- _Written request_
Return exactly and only these lines: the first of the listing through the one containing "Chart.register(...registerables);".

___ Data for this task ___

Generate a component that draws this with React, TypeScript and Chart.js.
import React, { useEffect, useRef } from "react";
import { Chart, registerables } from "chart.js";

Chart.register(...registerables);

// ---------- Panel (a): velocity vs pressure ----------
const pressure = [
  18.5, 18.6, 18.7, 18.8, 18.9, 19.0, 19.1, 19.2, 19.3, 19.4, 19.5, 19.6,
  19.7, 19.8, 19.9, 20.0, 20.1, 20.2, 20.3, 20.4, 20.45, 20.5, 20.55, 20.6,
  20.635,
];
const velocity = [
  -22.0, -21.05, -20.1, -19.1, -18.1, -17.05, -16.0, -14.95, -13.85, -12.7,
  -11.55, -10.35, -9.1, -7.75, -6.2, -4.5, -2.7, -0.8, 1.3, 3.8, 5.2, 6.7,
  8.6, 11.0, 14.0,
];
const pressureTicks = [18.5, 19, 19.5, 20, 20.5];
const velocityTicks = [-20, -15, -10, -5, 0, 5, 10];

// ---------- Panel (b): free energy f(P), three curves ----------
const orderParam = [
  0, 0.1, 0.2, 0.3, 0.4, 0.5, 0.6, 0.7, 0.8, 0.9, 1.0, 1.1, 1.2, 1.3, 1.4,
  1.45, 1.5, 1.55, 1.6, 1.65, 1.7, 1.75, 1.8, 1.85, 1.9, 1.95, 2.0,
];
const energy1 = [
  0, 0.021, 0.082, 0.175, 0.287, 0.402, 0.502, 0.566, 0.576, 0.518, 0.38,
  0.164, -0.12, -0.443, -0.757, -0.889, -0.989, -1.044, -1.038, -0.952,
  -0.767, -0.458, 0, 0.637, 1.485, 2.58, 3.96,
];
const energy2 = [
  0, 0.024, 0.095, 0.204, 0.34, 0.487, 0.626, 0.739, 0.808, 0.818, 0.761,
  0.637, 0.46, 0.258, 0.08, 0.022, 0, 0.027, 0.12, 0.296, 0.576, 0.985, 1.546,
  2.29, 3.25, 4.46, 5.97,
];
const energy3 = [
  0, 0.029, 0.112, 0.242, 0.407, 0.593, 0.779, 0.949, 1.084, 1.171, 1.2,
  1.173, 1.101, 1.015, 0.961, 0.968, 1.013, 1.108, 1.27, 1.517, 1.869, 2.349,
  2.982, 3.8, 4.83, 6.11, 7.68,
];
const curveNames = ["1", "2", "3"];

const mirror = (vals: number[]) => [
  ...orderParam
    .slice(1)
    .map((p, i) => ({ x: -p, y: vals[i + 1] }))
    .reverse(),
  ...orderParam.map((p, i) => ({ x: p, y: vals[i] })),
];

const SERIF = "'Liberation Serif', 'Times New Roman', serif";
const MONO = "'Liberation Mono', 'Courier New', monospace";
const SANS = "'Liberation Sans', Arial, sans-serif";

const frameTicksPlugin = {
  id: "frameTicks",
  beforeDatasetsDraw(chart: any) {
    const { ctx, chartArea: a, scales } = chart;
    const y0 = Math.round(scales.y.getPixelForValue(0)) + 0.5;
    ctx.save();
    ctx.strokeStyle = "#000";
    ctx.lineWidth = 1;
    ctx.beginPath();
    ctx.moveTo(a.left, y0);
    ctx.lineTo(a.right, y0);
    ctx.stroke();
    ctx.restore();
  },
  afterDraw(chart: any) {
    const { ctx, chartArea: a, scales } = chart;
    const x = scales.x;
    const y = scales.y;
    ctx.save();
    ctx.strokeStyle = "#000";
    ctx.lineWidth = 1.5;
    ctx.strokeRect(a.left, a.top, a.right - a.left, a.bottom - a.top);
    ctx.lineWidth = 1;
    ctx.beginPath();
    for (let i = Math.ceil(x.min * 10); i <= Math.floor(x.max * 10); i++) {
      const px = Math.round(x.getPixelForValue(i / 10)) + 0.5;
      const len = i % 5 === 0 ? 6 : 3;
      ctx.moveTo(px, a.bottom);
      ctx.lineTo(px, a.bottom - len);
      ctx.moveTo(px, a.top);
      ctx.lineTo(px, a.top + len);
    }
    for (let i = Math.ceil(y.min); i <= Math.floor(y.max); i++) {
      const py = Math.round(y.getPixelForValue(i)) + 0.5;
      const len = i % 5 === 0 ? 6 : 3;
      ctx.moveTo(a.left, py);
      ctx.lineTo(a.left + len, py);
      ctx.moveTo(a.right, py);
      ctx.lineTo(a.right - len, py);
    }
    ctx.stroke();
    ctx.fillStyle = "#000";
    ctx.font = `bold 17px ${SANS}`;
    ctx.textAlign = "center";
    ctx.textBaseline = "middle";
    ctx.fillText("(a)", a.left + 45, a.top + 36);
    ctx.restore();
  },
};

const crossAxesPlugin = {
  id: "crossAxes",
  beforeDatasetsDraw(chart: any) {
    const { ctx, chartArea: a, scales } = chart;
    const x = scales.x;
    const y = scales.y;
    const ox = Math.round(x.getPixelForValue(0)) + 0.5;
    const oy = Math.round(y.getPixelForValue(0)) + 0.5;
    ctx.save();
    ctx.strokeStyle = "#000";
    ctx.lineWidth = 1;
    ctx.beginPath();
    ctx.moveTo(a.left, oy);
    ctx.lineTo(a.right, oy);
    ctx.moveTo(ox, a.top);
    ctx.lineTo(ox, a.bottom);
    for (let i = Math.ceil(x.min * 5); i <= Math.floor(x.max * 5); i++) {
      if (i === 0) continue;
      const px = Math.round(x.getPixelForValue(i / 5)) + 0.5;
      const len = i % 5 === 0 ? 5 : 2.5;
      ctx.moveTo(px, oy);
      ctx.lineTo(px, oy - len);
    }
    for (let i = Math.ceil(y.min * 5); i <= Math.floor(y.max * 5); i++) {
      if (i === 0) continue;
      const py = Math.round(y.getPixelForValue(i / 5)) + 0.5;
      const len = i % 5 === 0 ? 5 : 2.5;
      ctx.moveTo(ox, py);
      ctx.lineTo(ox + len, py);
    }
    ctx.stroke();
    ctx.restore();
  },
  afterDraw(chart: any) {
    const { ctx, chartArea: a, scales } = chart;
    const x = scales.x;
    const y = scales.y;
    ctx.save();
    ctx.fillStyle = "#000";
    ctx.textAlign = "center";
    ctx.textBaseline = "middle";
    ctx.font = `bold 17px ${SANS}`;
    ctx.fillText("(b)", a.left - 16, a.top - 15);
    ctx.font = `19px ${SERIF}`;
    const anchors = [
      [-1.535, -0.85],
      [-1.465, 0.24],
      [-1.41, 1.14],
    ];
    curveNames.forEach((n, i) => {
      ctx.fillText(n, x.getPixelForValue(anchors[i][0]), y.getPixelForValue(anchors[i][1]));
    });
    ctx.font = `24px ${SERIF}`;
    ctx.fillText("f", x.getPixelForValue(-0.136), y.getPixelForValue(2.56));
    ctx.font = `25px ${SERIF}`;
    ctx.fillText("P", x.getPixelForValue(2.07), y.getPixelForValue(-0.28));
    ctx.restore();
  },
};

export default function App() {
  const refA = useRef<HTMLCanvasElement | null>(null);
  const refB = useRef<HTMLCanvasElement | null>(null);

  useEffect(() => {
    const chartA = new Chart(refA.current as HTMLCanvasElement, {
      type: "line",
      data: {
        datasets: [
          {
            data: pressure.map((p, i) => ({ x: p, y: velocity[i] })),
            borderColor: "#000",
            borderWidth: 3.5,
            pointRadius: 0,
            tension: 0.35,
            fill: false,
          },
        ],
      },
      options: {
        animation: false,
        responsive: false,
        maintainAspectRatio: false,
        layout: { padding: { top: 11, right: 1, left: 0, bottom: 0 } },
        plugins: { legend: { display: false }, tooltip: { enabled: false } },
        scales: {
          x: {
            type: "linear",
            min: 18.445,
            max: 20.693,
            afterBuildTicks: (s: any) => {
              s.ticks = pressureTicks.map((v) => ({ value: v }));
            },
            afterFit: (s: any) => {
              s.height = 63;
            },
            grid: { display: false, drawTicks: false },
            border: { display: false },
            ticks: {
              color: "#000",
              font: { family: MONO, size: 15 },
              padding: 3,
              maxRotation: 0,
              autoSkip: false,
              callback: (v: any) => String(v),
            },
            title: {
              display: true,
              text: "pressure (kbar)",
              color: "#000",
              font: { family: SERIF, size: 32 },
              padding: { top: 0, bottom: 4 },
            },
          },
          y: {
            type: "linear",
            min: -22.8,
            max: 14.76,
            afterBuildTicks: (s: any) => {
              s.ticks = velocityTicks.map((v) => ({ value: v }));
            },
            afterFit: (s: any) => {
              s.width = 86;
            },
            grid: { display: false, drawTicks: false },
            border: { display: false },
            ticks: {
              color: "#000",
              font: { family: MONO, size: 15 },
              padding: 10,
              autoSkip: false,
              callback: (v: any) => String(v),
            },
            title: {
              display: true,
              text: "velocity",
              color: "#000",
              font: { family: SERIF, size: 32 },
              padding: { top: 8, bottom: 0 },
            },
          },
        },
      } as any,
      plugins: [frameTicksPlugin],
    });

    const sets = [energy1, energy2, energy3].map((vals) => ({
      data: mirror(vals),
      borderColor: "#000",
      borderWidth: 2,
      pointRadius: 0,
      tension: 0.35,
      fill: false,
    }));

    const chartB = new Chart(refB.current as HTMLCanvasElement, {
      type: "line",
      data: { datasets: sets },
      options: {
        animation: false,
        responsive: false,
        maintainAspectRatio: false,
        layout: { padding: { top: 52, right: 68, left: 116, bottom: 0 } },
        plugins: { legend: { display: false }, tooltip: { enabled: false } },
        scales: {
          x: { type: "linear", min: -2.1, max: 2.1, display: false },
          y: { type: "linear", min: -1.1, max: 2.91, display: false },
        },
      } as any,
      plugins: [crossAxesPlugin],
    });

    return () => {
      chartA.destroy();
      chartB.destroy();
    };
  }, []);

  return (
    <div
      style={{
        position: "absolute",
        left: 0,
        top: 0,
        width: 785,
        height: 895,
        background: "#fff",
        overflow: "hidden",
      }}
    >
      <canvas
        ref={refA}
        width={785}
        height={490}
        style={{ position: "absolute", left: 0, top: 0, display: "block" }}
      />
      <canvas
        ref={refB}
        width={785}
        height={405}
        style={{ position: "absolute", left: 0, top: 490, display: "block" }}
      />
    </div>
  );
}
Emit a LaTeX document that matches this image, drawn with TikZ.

___

- _The result_
Generate a component that draws this with React, TypeScript and Chart.js.
import React, { useEffect, useRef } from "react";
import { Chart, registerables } from "chart.js";

Chart.register(...registerables);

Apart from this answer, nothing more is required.